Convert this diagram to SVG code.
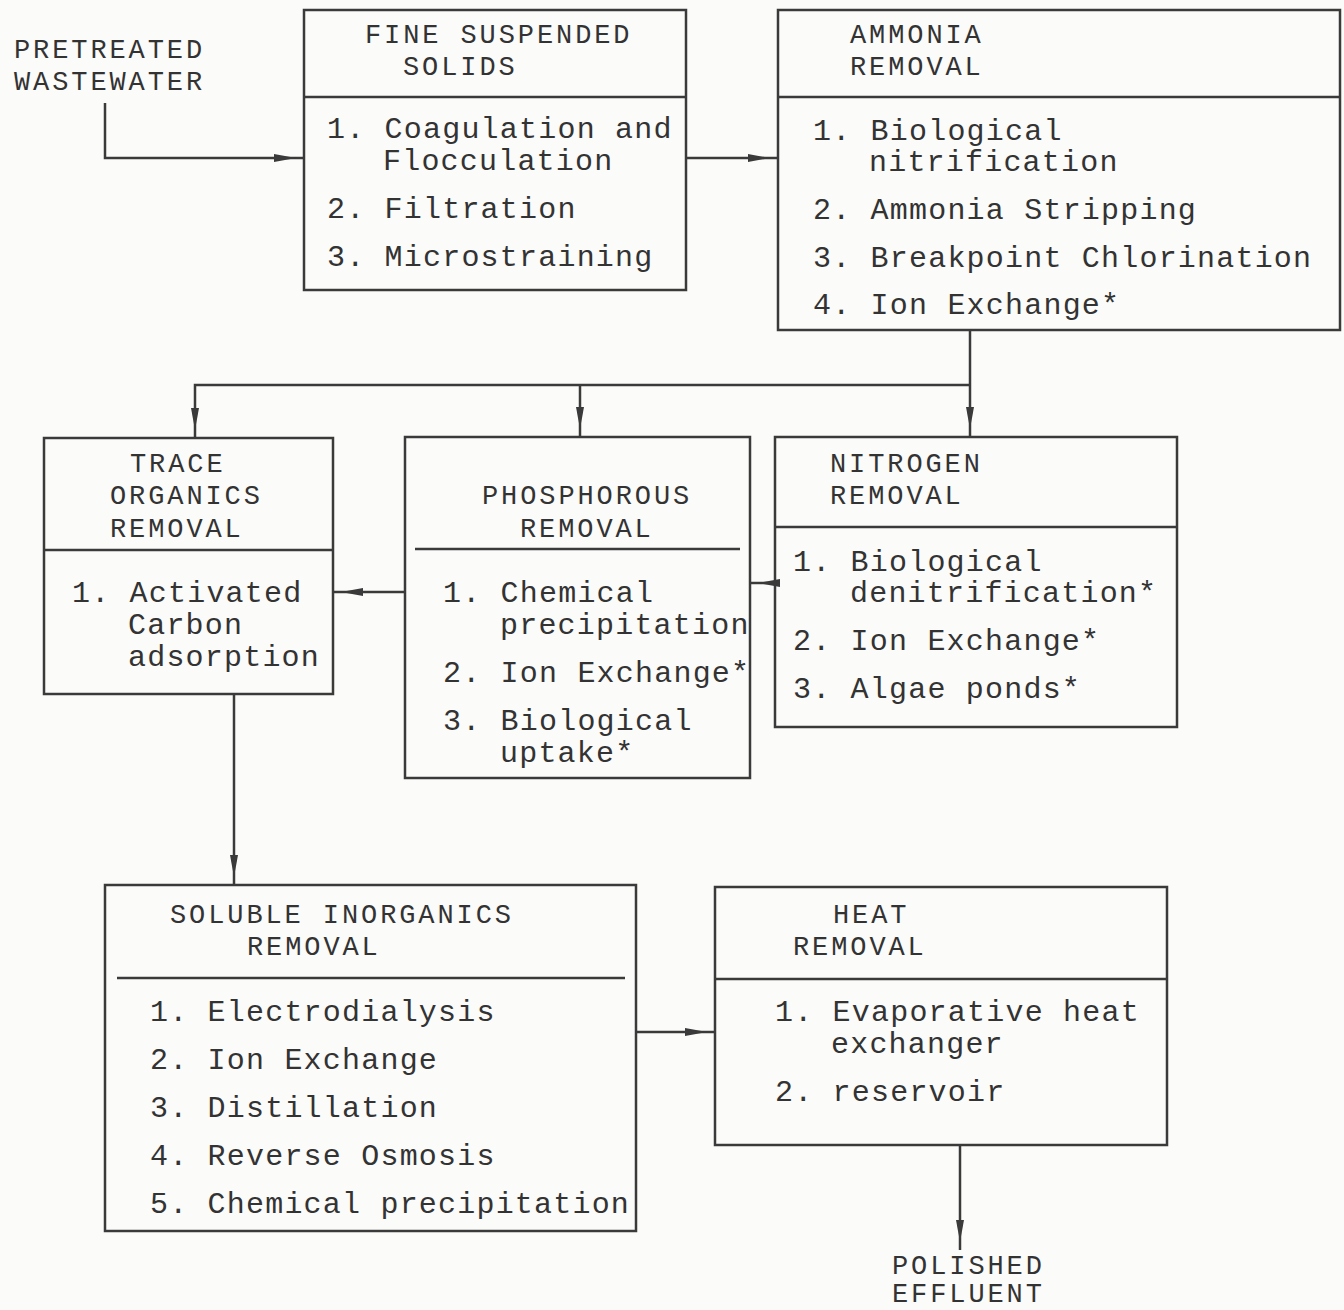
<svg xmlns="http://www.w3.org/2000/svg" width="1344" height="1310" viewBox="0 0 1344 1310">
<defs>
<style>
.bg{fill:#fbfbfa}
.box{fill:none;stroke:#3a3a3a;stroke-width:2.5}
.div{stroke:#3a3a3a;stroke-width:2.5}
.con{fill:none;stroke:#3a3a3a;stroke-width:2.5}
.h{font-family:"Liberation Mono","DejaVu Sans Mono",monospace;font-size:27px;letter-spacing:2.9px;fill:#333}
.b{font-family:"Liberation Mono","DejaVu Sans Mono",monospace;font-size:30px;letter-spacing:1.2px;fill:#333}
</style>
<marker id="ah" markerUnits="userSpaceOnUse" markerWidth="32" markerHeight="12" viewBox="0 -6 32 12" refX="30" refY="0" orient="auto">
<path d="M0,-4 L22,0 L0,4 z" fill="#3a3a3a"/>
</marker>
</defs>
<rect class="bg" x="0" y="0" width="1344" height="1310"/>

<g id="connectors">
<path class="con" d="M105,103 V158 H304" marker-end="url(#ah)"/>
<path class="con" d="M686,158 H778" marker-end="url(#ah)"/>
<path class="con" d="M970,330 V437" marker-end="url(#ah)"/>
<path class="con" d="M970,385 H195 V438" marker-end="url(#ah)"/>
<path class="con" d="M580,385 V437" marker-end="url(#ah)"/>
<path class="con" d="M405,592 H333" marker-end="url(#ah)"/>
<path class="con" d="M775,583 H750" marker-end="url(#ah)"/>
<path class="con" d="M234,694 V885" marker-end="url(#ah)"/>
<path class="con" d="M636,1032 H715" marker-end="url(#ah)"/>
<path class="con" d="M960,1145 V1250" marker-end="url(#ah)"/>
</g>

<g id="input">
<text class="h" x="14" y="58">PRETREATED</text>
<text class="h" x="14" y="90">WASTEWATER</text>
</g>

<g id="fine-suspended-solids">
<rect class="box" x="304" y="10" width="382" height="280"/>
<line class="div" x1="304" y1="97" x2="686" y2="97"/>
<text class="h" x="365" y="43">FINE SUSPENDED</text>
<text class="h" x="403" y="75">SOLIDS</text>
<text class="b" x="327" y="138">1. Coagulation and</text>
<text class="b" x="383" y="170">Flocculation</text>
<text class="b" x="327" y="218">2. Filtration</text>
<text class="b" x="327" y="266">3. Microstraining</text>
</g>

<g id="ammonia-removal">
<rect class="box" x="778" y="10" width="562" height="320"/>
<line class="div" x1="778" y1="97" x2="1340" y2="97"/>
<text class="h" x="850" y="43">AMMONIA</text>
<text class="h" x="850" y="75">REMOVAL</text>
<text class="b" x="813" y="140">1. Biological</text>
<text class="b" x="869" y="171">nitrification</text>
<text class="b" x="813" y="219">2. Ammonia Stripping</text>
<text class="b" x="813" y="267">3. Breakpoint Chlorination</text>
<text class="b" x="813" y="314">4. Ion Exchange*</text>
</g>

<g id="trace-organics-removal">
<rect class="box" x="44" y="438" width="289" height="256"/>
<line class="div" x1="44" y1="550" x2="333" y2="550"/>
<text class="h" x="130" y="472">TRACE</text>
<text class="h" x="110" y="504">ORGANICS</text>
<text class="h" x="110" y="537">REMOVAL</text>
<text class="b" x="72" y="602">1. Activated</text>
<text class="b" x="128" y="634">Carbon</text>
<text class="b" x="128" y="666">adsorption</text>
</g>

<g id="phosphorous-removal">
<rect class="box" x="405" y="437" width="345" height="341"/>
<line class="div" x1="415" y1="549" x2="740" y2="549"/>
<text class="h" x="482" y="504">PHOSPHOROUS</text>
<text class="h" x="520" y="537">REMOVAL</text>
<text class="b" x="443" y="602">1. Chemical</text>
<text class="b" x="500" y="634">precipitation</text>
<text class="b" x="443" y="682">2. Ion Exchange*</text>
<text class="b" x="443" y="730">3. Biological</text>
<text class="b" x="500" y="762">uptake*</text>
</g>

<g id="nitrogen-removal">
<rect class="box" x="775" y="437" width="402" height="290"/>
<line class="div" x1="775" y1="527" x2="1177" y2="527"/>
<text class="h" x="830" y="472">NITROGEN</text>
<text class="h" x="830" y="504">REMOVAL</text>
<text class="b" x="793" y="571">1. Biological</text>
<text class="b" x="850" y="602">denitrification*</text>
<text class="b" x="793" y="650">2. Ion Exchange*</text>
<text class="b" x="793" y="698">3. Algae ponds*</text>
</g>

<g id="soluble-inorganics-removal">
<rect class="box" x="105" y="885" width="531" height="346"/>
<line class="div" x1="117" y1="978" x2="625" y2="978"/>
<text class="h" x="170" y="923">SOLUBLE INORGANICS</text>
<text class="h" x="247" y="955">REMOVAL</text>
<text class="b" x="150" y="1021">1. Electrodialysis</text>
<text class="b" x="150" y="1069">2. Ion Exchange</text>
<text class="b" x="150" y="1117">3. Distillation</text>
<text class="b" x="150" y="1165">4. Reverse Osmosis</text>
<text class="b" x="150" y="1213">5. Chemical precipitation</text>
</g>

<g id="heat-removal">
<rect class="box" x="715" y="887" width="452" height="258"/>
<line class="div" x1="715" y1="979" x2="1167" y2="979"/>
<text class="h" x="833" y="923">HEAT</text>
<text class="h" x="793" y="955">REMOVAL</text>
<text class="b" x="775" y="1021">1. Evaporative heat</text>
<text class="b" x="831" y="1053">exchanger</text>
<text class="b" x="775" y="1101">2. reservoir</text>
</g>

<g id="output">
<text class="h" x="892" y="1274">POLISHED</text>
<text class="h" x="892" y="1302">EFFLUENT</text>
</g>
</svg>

━━━

Make an exact copy of the data, leaving its pictures out.

Convert this diagram to SVG code.
<svg xmlns="http://www.w3.org/2000/svg" width="1344" height="1310" viewBox="0 0 1344 1310">
<defs>
<style>
.bg{fill:#fbfbfa}
.box{fill:none;stroke:#3a3a3a;stroke-width:2.5}
.div{stroke:#3a3a3a;stroke-width:2.5}
.con{fill:none;stroke:#3a3a3a;stroke-width:2.5}
.h{font-family:"Liberation Mono","DejaVu Sans Mono",monospace;font-size:27px;letter-spacing:2.9px;fill:#333}
.b{font-family:"Liberation Mono","DejaVu Sans Mono",monospace;font-size:30px;letter-spacing:1.2px;fill:#333}
</style>
<marker id="ah" markerUnits="userSpaceOnUse" markerWidth="32" markerHeight="12" viewBox="0 -6 32 12" refX="30" refY="0" orient="auto">
<path d="M0,-4 L22,0 L0,4 z" fill="#3a3a3a"/>
</marker>
</defs>
<rect class="bg" x="0" y="0" width="1344" height="1310"/>

<g id="connectors">
<path class="con" d="M105,103 V158 H304" marker-end="url(#ah)"/>
<path class="con" d="M686,158 H778" marker-end="url(#ah)"/>
<path class="con" d="M970,330 V437" marker-end="url(#ah)"/>
<path class="con" d="M970,385 H195 V438" marker-end="url(#ah)"/>
<path class="con" d="M580,385 V437" marker-end="url(#ah)"/>
<path class="con" d="M405,592 H333" marker-end="url(#ah)"/>
<path class="con" d="M775,583 H750" marker-end="url(#ah)"/>
<path class="con" d="M234,694 V885" marker-end="url(#ah)"/>
<path class="con" d="M636,1032 H715" marker-end="url(#ah)"/>
<path class="con" d="M960,1145 V1250" marker-end="url(#ah)"/>
</g>

<g id="input">
<text class="h" x="14" y="58">PRETREATED</text>
<text class="h" x="14" y="90">WASTEWATER</text>
</g>

<g id="fine-suspended-solids">
<rect class="box" x="304" y="10" width="382" height="280"/>
<line class="div" x1="304" y1="97" x2="686" y2="97"/>
<text class="h" x="365" y="43">FINE SUSPENDED</text>
<text class="h" x="403" y="75">SOLIDS</text>
<text class="b" x="327" y="138">1. Coagulation and</text>
<text class="b" x="383" y="170">Flocculation</text>
<text class="b" x="327" y="218">2. Filtration</text>
<text class="b" x="327" y="266">3. Microstraining</text>
</g>

<g id="ammonia-removal">
<rect class="box" x="778" y="10" width="562" height="320"/>
<line class="div" x1="778" y1="97" x2="1340" y2="97"/>
<text class="h" x="850" y="43">AMMONIA</text>
<text class="h" x="850" y="75">REMOVAL</text>
<text class="b" x="813" y="140">1. Biological</text>
<text class="b" x="869" y="171">nitrification</text>
<text class="b" x="813" y="219">2. Ammonia Stripping</text>
<text class="b" x="813" y="267">3. Breakpoint Chlorination</text>
<text class="b" x="813" y="314">4. Ion Exchange*</text>
</g>

<g id="trace-organics-removal">
<rect class="box" x="44" y="438" width="289" height="256"/>
<line class="div" x1="44" y1="550" x2="333" y2="550"/>
<text class="h" x="130" y="472">TRACE</text>
<text class="h" x="110" y="504">ORGANICS</text>
<text class="h" x="110" y="537">REMOVAL</text>
<text class="b" x="72" y="602">1. Activated</text>
<text class="b" x="128" y="634">Carbon</text>
<text class="b" x="128" y="666">adsorption</text>
</g>

<g id="phosphorous-removal">
<rect class="box" x="405" y="437" width="345" height="341"/>
<line class="div" x1="415" y1="549" x2="740" y2="549"/>
<text class="h" x="482" y="504">PHOSPHOROUS</text>
<text class="h" x="520" y="537">REMOVAL</text>
<text class="b" x="443" y="602">1. Chemical</text>
<text class="b" x="500" y="634">precipitation</text>
<text class="b" x="443" y="682">2. Ion Exchange*</text>
<text class="b" x="443" y="730">3. Biological</text>
<text class="b" x="500" y="762">uptake*</text>
</g>

<g id="nitrogen-removal">
<rect class="box" x="775" y="437" width="402" height="290"/>
<line class="div" x1="775" y1="527" x2="1177" y2="527"/>
<text class="h" x="830" y="472">NITROGEN</text>
<text class="h" x="830" y="504">REMOVAL</text>
<text class="b" x="793" y="571">1. Biological</text>
<text class="b" x="850" y="602">denitrification*</text>
<text class="b" x="793" y="650">2. Ion Exchange*</text>
<text class="b" x="793" y="698">3. Algae ponds*</text>
</g>

<g id="soluble-inorganics-removal">
<rect class="box" x="105" y="885" width="531" height="346"/>
<line class="div" x1="117" y1="978" x2="625" y2="978"/>
<text class="h" x="170" y="923">SOLUBLE INORGANICS</text>
<text class="h" x="247" y="955">REMOVAL</text>
<text class="b" x="150" y="1021">1. Electrodialysis</text>
<text class="b" x="150" y="1069">2. Ion Exchange</text>
<text class="b" x="150" y="1117">3. Distillation</text>
<text class="b" x="150" y="1165">4. Reverse Osmosis</text>
<text class="b" x="150" y="1213">5. Chemical precipitation</text>
</g>

<g id="heat-removal">
<rect class="box" x="715" y="887" width="452" height="258"/>
<line class="div" x1="715" y1="979" x2="1167" y2="979"/>
<text class="h" x="833" y="923">HEAT</text>
<text class="h" x="793" y="955">REMOVAL</text>
<text class="b" x="775" y="1021">1. Evaporative heat</text>
<text class="b" x="831" y="1053">exchanger</text>
<text class="b" x="775" y="1101">2. reservoir</text>
</g>

<g id="output">
<text class="h" x="892" y="1274">POLISHED</text>
<text class="h" x="892" y="1302">EFFLUENT</text>
</g>
</svg>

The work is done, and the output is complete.